Nella maggior parte dei casi tali sentenze hanno valutato solo l’incidenza sul dolo della natura dell’acquisizione, per la sua caratteristica di essere un atto soggetto a pubblicità legale, ribadendo l’orientamento maggioritario circa la sussistenza dell’obbligo anche in tale ipotesi, ma senza rilevare la peculiarità di una variazione che avviene senza un’attività del condannato e senza l’impiego di fonti patrimoniali in suo possesso o l’assunzione di obblighi di natura finanziaria. Manca, pertanto, una riflessione approfondita sulla sussistenza dell’offensività nella condotta consistente nella omessa comunicazione, ai sensi dell’art. 30 legge n. 646/1982 e, analogamente, dell’art. 80 d.lgs. n. 159/2011, di un’acquisizione proveniente da successione ereditaria, essendo in tal caso evidente l’impossibilità di sospettare che tali beni derivino dall’attività criminos precedente o da collegamenti ancora in essere con dette attività, ovvero che costituiscano circolazione di beni o denaro’di provenienza non lecita, ed essendo perciò evidente che l’obbligo di comunicazione non risponde, in tal caso, alla tutela dell’ordine pubblico, e che la sua violazione non è idonea a mettere in pericolo il bene giuridico protetto.
La riflessione sull’offensività di tale condotta ha rilevanza anche per l’applicazione della sanzione accessoria della confisca dei beni di cui è stata omessa la comunicazione, conseguente ex lege alla commissione del reato, che in tali casi andrebbe a cadere su beni di provenienza sicuramente lecita.

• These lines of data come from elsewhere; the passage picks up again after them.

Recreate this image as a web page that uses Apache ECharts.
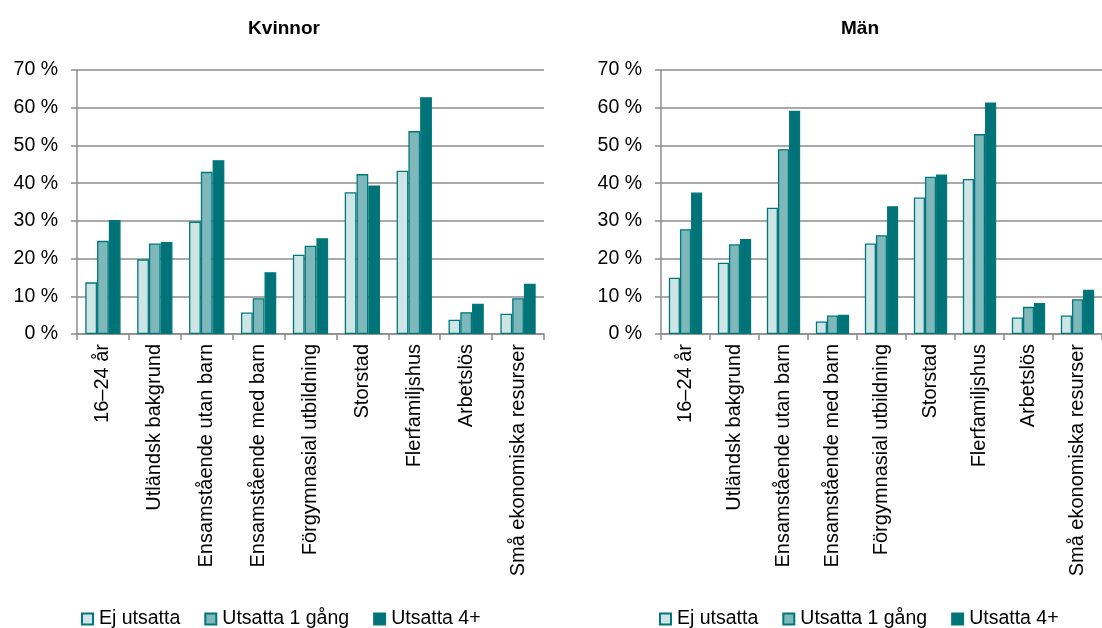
<!DOCTYPE html>
<html><head><meta charset="utf-8">
<script src="https://cdn.jsdelivr.net/npm/echarts@6/dist/echarts.min.js"></script>
<style>html,body{margin:0;padding:0;background:#fff}#c{width:1102px;height:628px}</style>
</head><body><div id="c"></div>
<script>
const categories = ['16–24 år','Utländsk bakgrund','Ensamstående utan barn','Ensamstående med barn','Förgymnasial utbildning','Storstad','Flerfamiljshus','Arbetslös','Små ekonomiska resurser'];
const seriesNames = ['Ej utsatta','Utsatta 1 gång','Utsatta 4+'];
const kvinnorEj = [13.7,19.8,29.8,5.7,21.0,37.6,43.3,3.8,5.4];
const kvinnor1 = [24.7,24.0,43.0,9.5,23.4,42.4,53.8,5.8,9.5];
const kvinnor4 = [30.2,24.4,46.1,16.4,25.4,39.4,62.8,8.0,13.3];
const manEj = [14.9,18.9,33.5,3.3,24.0,36.2,41.1,4.4,4.9];
const man1 = [27.8,23.8,49.0,4.9,26.2,41.7,53.0,7.2,9.2];
const man4 = [37.5,25.2,59.2,5.1,33.9,42.3,61.4,8.2,11.7];
const yTicks = {min:0,max:70,interval:10};

const fills = ['#cde5e5','#7fb8bb','#007378'];
const border = '#00777b';
const font = "'Liberation Sans', Arial, sans-serif";

function xAxis(i){return {type:'category',gridIndex:i,data:categories,
  axisLine:{lineStyle:{color:'#8c8c8c',width:1.5}},
  axisTick:{show:true,length:6,lineStyle:{color:'#8c8c8c',width:1.5}},
  axisLabel:{rotate:90,margin:10,fontSize:20,color:'#000',fontFamily:font,interval:0}};}
function yAxis(i){return {type:'value',gridIndex:i,min:yTicks.min,max:yTicks.max,interval:yTicks.interval,
  axisLine:{show:true,lineStyle:{color:'#8c8c8c',width:1.5}},
  axisTick:{show:true,length:6,lineStyle:{color:'#8c8c8c',width:1.5}},
  splitLine:{lineStyle:{color:'#8c8c8c',width:1.5}},
  axisLabel:{formatter:'{value} %',margin:19,fontSize:19.5,color:'#000',fontFamily:font}};}
function bar(name,data,k,i){return {type:'bar',name:name,data:data,xAxisIndex:i,yAxisIndex:i,
  barGap:'0%',barCategoryGap:'32%',
  itemStyle:{color:fills[k],borderColor:border,borderWidth:1.3},
  emphasis:{disabled:true}};}

const chart = echarts.init(document.getElementById('c'),null,{renderer:'canvas'});
chart.setOption({
  animation:false,
  backgroundColor:'#fff',
  title:[
    {text:'Kvinnor',left:279,top:14,textAlign:'center',textStyle:{fontSize:19,fontWeight:'bold',color:'#000',fontFamily:font}},
    {text:'Män',left:855,top:14,textAlign:'center',textStyle:{fontSize:19,fontWeight:'bold',color:'#000',fontFamily:font}}
  ],
  legend:[
    {left:76,top:604,itemWidth:11,itemHeight:11,itemGap:24,icon:'rect',data:seriesNames,
     textStyle:{fontSize:19.5,color:'#000',fontFamily:font,padding:[0,0,0,1]}},
    {left:654,top:604,itemWidth:11,itemHeight:11,itemGap:24,icon:'rect',data:seriesNames,
     textStyle:{fontSize:19.5,color:'#000',fontFamily:font,padding:[0,0,0,1]}}
  ],
  grid:[
    {left:77,top:70,width:467,height:264},
    {left:661,top:70,width:452,height:264}
  ],
  xAxis:[xAxis(0),xAxis(1)],
  yAxis:[yAxis(0),yAxis(1)],
  series:[
    bar(seriesNames[0],kvinnorEj,0,0),bar(seriesNames[1],kvinnor1,1,0),bar(seriesNames[2],kvinnor4,2,0),
    bar(seriesNames[0],manEj,0,1),bar(seriesNames[1],man1,1,1),bar(seriesNames[2],man4,2,1)
  ]
});
</script></body></html>
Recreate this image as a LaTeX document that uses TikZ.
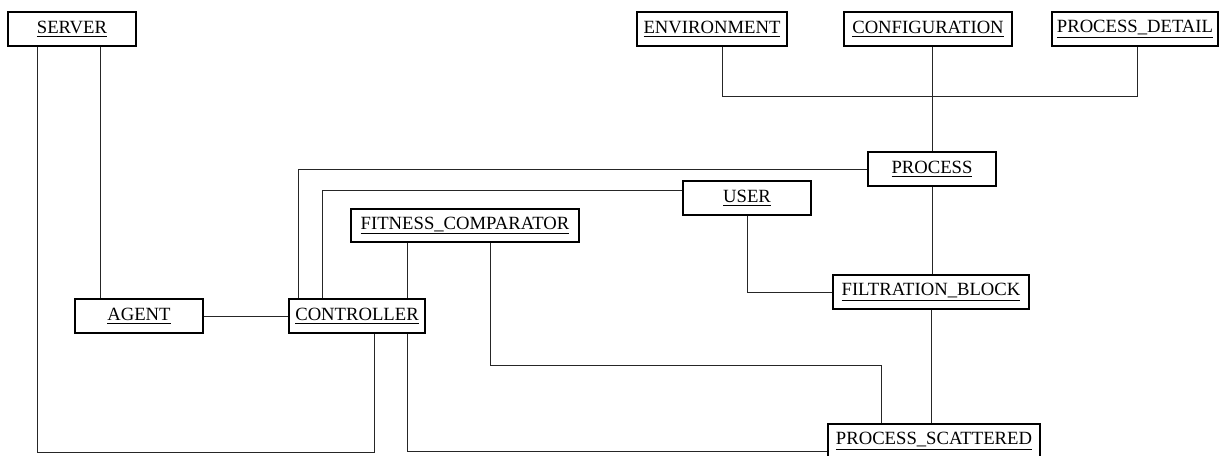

Le pronunce Sez. 6, n. 17691 del 14/04/2016, COGNOME, e Sez. 1, n. 27723 del 02/05/2023, COGNOME, .evidenziano la sussistenza di un potenziale contrasto tra le Sezioni semplici, in merito all’interpretazione dell’art. 30 della legge n 646/1982, dal momento che l’applicazione del principio posto a base di queste decisioni, incidente sulla questione dell’offensività della condotta, condurrebbe
all’esclusione del reato anche nel caso di un’acquisizione patrimoniale derivante da successione ereditaria, diversamente da quanto ritenuto nelle pur rare pronunce aventi analogo oggetto, e diversamente da quanto ritenuto, più genericamente, dall’orientamento maggioritario che, senza scendere nel merito, ritiene sussistente il reato nel caso di omessa comunicazione di qualunque variazione patrimoniale, indipendentemente dalla sua ragione giuridica.
Appare, pertanto, opportuna la rimessione della trattazione alle Sezioni Unite di questa Corte, con formulazione del seguente quesito:
– se l’obbligo di comunicazione delle variazioni patrimoniali previsto dall’art. 30 della legge n. 646 del 13/09/1982 possa ritenersi configurabile, con rilevanza penale della sua violazione, nell’ipotesi di una acquisizione proveniente da successione ereditaria.
P.Q.M.
Rimette il ricorso alle Sezioni Unite.